--- Exercise task ---
Word for word, restate the lines from the start of the data below through the line containing "from bokeh.resources import INLINE".

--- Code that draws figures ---
━━━━━━━━

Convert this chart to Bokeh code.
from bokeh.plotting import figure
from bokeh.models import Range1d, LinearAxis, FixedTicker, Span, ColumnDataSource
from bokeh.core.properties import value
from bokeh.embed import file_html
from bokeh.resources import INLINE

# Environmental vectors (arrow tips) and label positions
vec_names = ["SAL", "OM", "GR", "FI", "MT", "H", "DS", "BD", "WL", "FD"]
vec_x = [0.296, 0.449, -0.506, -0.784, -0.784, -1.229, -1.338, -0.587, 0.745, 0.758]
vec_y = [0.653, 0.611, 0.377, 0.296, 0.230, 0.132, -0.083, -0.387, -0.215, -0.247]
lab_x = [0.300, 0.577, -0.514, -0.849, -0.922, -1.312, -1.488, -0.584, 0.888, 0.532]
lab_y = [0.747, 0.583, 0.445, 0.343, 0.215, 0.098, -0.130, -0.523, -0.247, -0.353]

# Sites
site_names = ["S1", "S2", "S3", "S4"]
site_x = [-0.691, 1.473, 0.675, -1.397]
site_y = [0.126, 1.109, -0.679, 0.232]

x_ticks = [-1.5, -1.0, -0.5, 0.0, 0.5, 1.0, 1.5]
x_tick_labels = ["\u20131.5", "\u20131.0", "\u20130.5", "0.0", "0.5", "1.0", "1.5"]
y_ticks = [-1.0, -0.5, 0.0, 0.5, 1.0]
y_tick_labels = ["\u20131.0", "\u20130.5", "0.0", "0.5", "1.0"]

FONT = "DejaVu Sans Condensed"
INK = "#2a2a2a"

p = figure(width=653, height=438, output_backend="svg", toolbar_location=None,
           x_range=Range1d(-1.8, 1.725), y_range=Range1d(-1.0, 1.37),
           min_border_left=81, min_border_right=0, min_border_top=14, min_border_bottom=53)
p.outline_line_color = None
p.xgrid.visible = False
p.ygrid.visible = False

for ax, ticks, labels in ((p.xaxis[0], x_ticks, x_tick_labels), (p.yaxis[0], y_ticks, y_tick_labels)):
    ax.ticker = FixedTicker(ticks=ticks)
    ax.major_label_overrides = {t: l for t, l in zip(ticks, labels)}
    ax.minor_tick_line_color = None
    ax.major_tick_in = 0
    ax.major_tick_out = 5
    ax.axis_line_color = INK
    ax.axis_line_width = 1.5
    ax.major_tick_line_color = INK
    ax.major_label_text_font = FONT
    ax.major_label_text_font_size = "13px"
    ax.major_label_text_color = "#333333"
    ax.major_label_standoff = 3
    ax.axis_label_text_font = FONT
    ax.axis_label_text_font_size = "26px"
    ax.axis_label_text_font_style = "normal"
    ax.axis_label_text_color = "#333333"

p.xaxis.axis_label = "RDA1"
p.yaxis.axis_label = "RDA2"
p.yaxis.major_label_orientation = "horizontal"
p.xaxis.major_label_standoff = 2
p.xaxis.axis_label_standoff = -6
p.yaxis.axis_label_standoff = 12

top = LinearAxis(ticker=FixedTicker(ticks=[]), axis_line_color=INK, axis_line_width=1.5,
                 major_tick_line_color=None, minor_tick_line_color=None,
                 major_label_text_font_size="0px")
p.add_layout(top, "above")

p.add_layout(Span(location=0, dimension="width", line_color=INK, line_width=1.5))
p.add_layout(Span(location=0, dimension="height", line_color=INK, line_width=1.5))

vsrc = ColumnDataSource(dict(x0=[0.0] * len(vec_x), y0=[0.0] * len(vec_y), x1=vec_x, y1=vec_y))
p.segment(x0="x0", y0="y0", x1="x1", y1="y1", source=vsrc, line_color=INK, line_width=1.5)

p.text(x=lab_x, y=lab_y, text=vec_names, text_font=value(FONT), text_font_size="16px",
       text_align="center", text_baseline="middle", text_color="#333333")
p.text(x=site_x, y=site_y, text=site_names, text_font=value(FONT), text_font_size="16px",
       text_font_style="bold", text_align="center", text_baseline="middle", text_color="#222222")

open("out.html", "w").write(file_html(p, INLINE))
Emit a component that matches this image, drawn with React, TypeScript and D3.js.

━━━━━━━━

--- Solution ---
Convert this chart to Bokeh code.
from bokeh.plotting import figure
from bokeh.models import Range1d, LinearAxis, FixedTicker, Span, ColumnDataSource
from bokeh.core.properties import value
from bokeh.embed import file_html
from bokeh.resources import INLINE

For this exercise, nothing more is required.